When Gerry Keane stands at his front door in Moyveela, four miles from Athenry, he can see the site Apple has long fought to get planning permission on for its data centre. The technology that would have been required to service that site, however, hasn't darkened his doorstep. His business, Galway Bay Executive Travel, which offers chauffeur services has long suffered at the hands of inadequate broadband.
“If you were trying to send off an email and an itinerary with photographs attached, you’d have to take off the photographs to send it because it wouldn’t have gone otherwise,” he said.
The poor broadband forced him to pay a provider for a receiver that would make his service slightly better.
About 500m from Keane’s house, three houses have high-speed broadband supplied by Eir. But, he says, they wouldn’t extend the line another 150 yards when they were installing it to include a further 17 homes, including his.
While Mr Keane’s broadband has improved slightly after he installed the receiver, Paula Carney-Hoffler in Tipperary has had the opposite experience.
“If the wind blows, the signal goes completely,” she said. Working from home as a credit risk and compliance manager for a Dublin-based solicitor firm, she says there’s a significant discrepancy in the level of broadband services in different pockets of the State.
Often she finds the level of broadband that she pays for doesn’t work. That means she has to go to a hotel or use mobile data. But with that comes significant costs. “Once you live outside a city, you’re forgotten about. They [the Government] don’t realise how many remote workers there are out there.”
Remote working
Eir’s decision to pull out from the tender process for the National Broadband Plan has caused her considerable concern. “Am I going to have to leave my home where I live? That’s what it looks like if this happens.”
As for the Government’s push to get the idea of remote working or living outside of Dublin to take off, she suggests that reality is getting further away.

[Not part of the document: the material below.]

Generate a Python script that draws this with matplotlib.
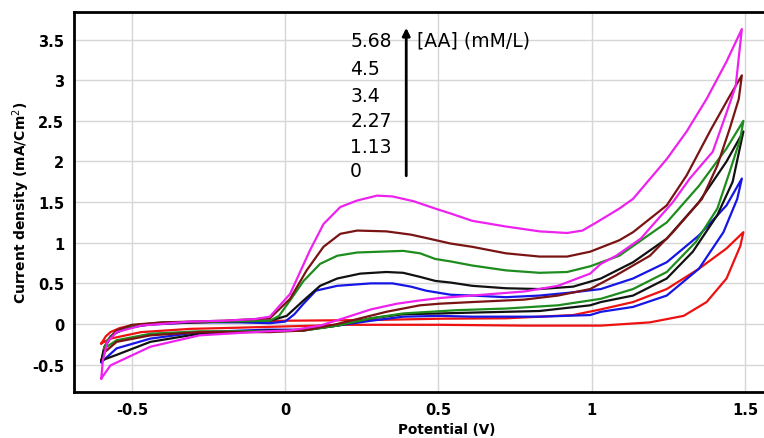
import matplotlib
matplotlib.use("Agg")
import matplotlib.pyplot as plt

# concentrations of ascorbic acid (mM/L), from bottom to top
concentrations = ["0", "1.13", "2.27", "3.4", "4.5", "5.68"]
colors = ["#ee1111", "#1515e6", "#111111", "#1e8c1e", "#7a1414", "#ee22ee"]

# each voltammogram: forward scan (-0.6 -> 1.5 V) then reverse scan back to -0.6 V
red_e = [-0.6, -0.585, -0.57, -0.54, -0.505, -0.45, -0.365, -0.2, 0.0, 0.3, 0.505, 0.72, 0.94, 1.03,
         1.135, 1.245, 1.35, 1.44, 1.495,
         1.485, 1.44, 1.375, 1.30, 1.19, 1.03, 0.78, 0.505, 0.2, 0.0, -0.2, -0.31, -0.47, -0.57, -0.6]
red_j = [-0.24, -0.15, -0.1, -0.05, -0.02, 0.0, 0.01, 0.03, 0.04, 0.05, 0.065, 0.07, 0.11, 0.18,
         0.27, 0.43, 0.68, 0.93, 1.13,
         0.96, 0.56, 0.27, 0.10, 0.02, -0.02, -0.02, -0.01, -0.01, -0.03, -0.05, -0.06, -0.1, -0.18, -0.24]

blue_e = [-0.6, -0.59, -0.57, -0.53, -0.45, -0.3, -0.15, -0.05, 0.0, 0.03, 0.06, 0.10, 0.17, 0.28,
          0.35, 0.41, 0.46, 0.54, 0.61, 0.72, 0.83, 0.94, 1.03, 1.135, 1.245, 1.35, 1.44, 1.49,
          1.475, 1.43, 1.35, 1.245, 1.135, 1.03, 0.995, 0.83, 0.61, 0.505, 0.385, 0.28, 0.17, 0.06,
          -0.06, -0.28, -0.44, -0.55, -0.6]
blue_j = [-0.47, -0.3, -0.15, -0.06, -0.01, 0.02, 0.02, 0.01, 0.03, 0.12, 0.25, 0.41, 0.47, 0.50,
          0.50, 0.46, 0.41, 0.36, 0.35, 0.33, 0.35, 0.39, 0.43, 0.56, 0.76, 1.09, 1.46, 1.79,
          1.54, 1.13, 0.68, 0.35, 0.21, 0.15, 0.11, 0.09, 0.09, 0.10, 0.09, 0.04, -0.02, -0.07,
          -0.07, -0.1, -0.18, -0.3, -0.47]

black_e = [-0.6, -0.59, -0.56, -0.5, -0.4, -0.2, -0.05, 0.005, 0.06, 0.114, 0.17, 0.245, 0.33,
           0.385, 0.44, 0.49, 0.54, 0.61, 0.72, 0.83, 0.94, 1.03, 1.135, 1.245, 1.35, 1.44, 1.495,
           1.46, 1.41, 1.33, 1.245, 1.135, 1.03, 0.995, 0.83, 0.61, 0.505, 0.385, 0.28, 0.17, 0.06,
           -0.06, -0.28, -0.44, -0.55, -0.6]
black_j = [-0.45, -0.28, -0.12, -0.03, 0.01, 0.03, 0.04, 0.1, 0.29, 0.47, 0.56, 0.62, 0.64,
           0.63, 0.58, 0.53, 0.51, 0.47, 0.44, 0.43, 0.46, 0.56, 0.76, 1.05, 1.5, 2.0, 2.37,
           1.75, 1.34, 0.89, 0.56, 0.35, 0.27, 0.23, 0.16, 0.14, 0.13, 0.12, 0.07, -0.02, -0.08,
           -0.08, -0.12, -0.22, -0.38, -0.45]

green_e = [-0.59, -0.58, -0.55, -0.5, -0.4, -0.2, -0.05, -0.02, 0.016, 0.06, 0.114, 0.17, 0.235,
           0.31, 0.385, 0.44, 0.49, 0.54, 0.61, 0.72, 0.83, 0.92, 0.995, 1.09, 1.135, 1.245, 1.35,
           1.44, 1.495,
           1.485, 1.45, 1.41, 1.34, 1.245, 1.135, 1.03, 0.89, 0.72, 0.56, 0.385, 0.28, 0.17, 0.06,
           -0.06, -0.28, -0.44, -0.55, -0.59]
green_j = [-0.3, -0.2, -0.08, -0.02, 0.02, 0.03, 0.04, 0.1, 0.29, 0.53, 0.74, 0.84, 0.88,
           0.89, 0.9, 0.87, 0.80, 0.77, 0.72, 0.66, 0.63, 0.64, 0.71, 0.84, 0.96, 1.25, 1.7,
           2.16, 2.5,
           2.28, 1.87, 1.42, 1.01, 0.64, 0.43, 0.31, 0.23, 0.19, 0.17, 0.13, 0.07, -0.02, -0.08,
           -0.09, -0.09, -0.12, -0.2, -0.3]

brown_e = [-0.59, -0.58, -0.55, -0.5, -0.4, -0.2, -0.05, 0.016, 0.07, 0.125, 0.18, 0.235, 0.33,
           0.41, 0.47, 0.54, 0.61, 0.72, 0.83, 0.92, 0.995, 1.09, 1.135, 1.245, 1.31, 1.39, 1.445,
           1.49,
           1.48, 1.45, 1.41, 1.36, 1.265, 1.19, 1.08, 0.995, 0.89, 0.78, 0.61, 0.505, 0.44, 0.33,
           0.245, 0.17, 0.06, -0.05, -0.28, -0.44, -0.55, -0.59]
brown_j = [-0.35, -0.22, -0.08, -0.01, 0.02, 0.04, 0.07, 0.31, 0.66, 0.95, 1.11, 1.15, 1.14,
           1.10, 1.05, 0.99, 0.95, 0.87, 0.83, 0.83, 0.89, 1.03, 1.13, 1.46, 1.83, 2.4, 2.77,
           3.06,
           2.77, 2.4, 1.95, 1.54, 1.13, 0.84, 0.6, 0.43, 0.35, 0.30, 0.27, 0.25, 0.23, 0.15,
           0.07, 0.0, -0.08, -0.1, -0.1, -0.14, -0.22, -0.35]

pink_e = [-0.6, -0.595, -0.58, -0.55, -0.47, -0.31, -0.2, -0.1, -0.05, 0.016, 0.08, 0.125, 0.18,
          0.235, 0.30, 0.35, 0.42, 0.49, 0.54, 0.61, 0.72, 0.83, 0.92, 0.97, 1.02, 1.09, 1.135,
          1.245, 1.31, 1.375, 1.44, 1.49,
          1.47, 1.44, 1.395, 1.32, 1.265, 1.16, 1.08, 1.03, 0.995, 0.89, 0.78, 0.61, 0.505, 0.44,
          0.365, 0.28, 0.19, 0.114, 0.016, -0.06, -0.28, -0.44, -0.57, -0.6]
pink_j = [-0.67, -0.45, -0.22, -0.1, -0.02, 0.03, 0.04, 0.06, 0.09, 0.37, 0.9, 1.23, 1.44,
          1.52, 1.58, 1.57, 1.51, 1.42, 1.36, 1.27, 1.20, 1.14, 1.12, 1.15, 1.26, 1.42, 1.54,
          2.03, 2.37, 2.77, 3.23, 3.63,
          2.93, 2.6, 2.12, 1.79, 1.5, 1.05, 0.84, 0.74, 0.62, 0.47, 0.40, 0.35, 0.32, 0.29,
          0.25, 0.18, 0.07, -0.02, -0.08, -0.09, -0.14, -0.28, -0.51, -0.67]

potentials = [red_e, blue_e, black_e, green_e, brown_e, pink_e]
currents = [red_j, blue_j, black_j, green_j, brown_j, pink_j]

x_ticks = [-0.5, 0, 0.5, 1, 1.5]
x_tick_labels = ["-0.5", "0", "0.5", "1", "1.5"]
y_ticks = [-0.5, 0, 0.5, 1, 1.5, 2, 2.5, 3, 3.5]
y_tick_labels = ["-0.5", "0", "0.5", "1", "1.5", "2", "2.5", "3", "3.5"]

fig = plt.figure(figsize=(7.64, 4.39), dpi=100)
# the original figure is cropped on the right, so the axes run past the edge
ax = fig.add_axes([74 / 764, 46 / 439, 746 / 764, 380 / 439])

for e, j, c in zip(potentials, currents, colors):
    ax.plot(e, j, color=c, lw=1.6)

ax.set_xlim(-0.689, 1.745)
ax.set_ylim(-0.837, 3.84)
ax.set_xticks(x_ticks)
ax.set_xticklabels(x_tick_labels, fontweight="bold", fontsize=10.5)
ax.set_yticks(y_ticks)
ax.set_yticklabels(y_tick_labels, fontweight="bold", fontsize=10.5)
ax.tick_params(length=0, pad=7)
ax.grid(color="#d6d6d6", lw=1)
ax.set_axisbelow(True)
for side in ["top", "left", "bottom", "right"]:
    ax.spines[side].set_linewidth(2)

ax.set_xlabel("Potential (V)", fontweight="bold", fontsize=9.8, labelpad=4)
ax.set_ylabel("Current density (mA/Cm$^2$)", fontweight="bold", fontsize=10, labelpad=0)

# concentration labels and arrow
label_y = [1.89, 2.19, 2.50, 2.81, 3.14, 3.49]
for name, yy in zip(concentrations, label_y):
    ax.text(0.212, yy, name, fontsize=13.5, va="center", ha="left")
ax.text(0.43, 3.49, "[AA] (mM/L)", fontsize=13.5, va="center", ha="left")
ax.annotate("", xy=(0.395, 3.68), xytext=(0.395, 1.79),
            arrowprops=dict(arrowstyle="-|>,head_width=0.22,head_length=0.45", color="black", lw=2))

fig.savefig("out.png", dpi=100)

John Hurley, the chief executive of Kilkenny Chamber, agrees. Large businesses like VHI and State Street, which are significant employers in Kilkenny, have a good broadband supply but their desire to facilitate employees to work from home may well have been dealt a blow by Eir's move, he suggested.
In the buoyant tourism market of Connemara, Ronnie Counihan of Renvyle House Hotel says poor broadband infrastructure could cost the hotel jobs in an area where they're badly needed.
“We used to have a nice steady conference business before the advent of broadband: now we have nil conferences a year,” he said. “Being off the beaten track, we’re at a huge disadvantage and we are one of the biggest employers in Connemara. We have 70 staff.”
Mr Counihan, the hotel’s managing director, said they will be putting pressure on politicians to tackle the issue but also noted “there aren’t very many votes out here”. “It’s not good for our business,” he concluded.
Fellow hotelier and owner of Killeen House Hotel, Michael Rosney, suggested the days of broadband being a novelty for tourists are long gone. The reality of poor infrastructure, he warned, could threaten Ireland's competitiveness as a tourist destination.
Farmers
Then there are farmers, for whom a high standard of internet access has become particularly important, considering that returns for the EU basic payment scheme, due in by May, can only be filed online this year.
"Given the critical importance of the basic payment and other schemes to farm incomes, access to broadband is vital for farmers," an Irish Farmers Association spokeswoman said.
Prof Edmond Harty, the chief executive of farming equipment manufacturer Dairymaster and a former winner of the EY Entrepreneur of the Year award, noted that his business, based in Causeway, Co Kerry, has had to get in its own connection because of the poor local broadband infrastructure.
“The internet is a way of life for every business. As a result, the national broadband plan is very important,” he said.
Prof Harty suggested that younger farmers are learning their business by using YouTube and without proper broadband infrastructure, “the question is where they’ll be left”, he says.
Seamus Boland, the chief executive of Irish Rural Link, said the confidence of business in rural Ireland is going to get a knock. "This sends a message to potential start-ups and existing business in rural areas that the development of our business is not going to happen in this location," he said. " 'We're going to have to think urban, we're going to have to think Dublin.' That's what they're going to say."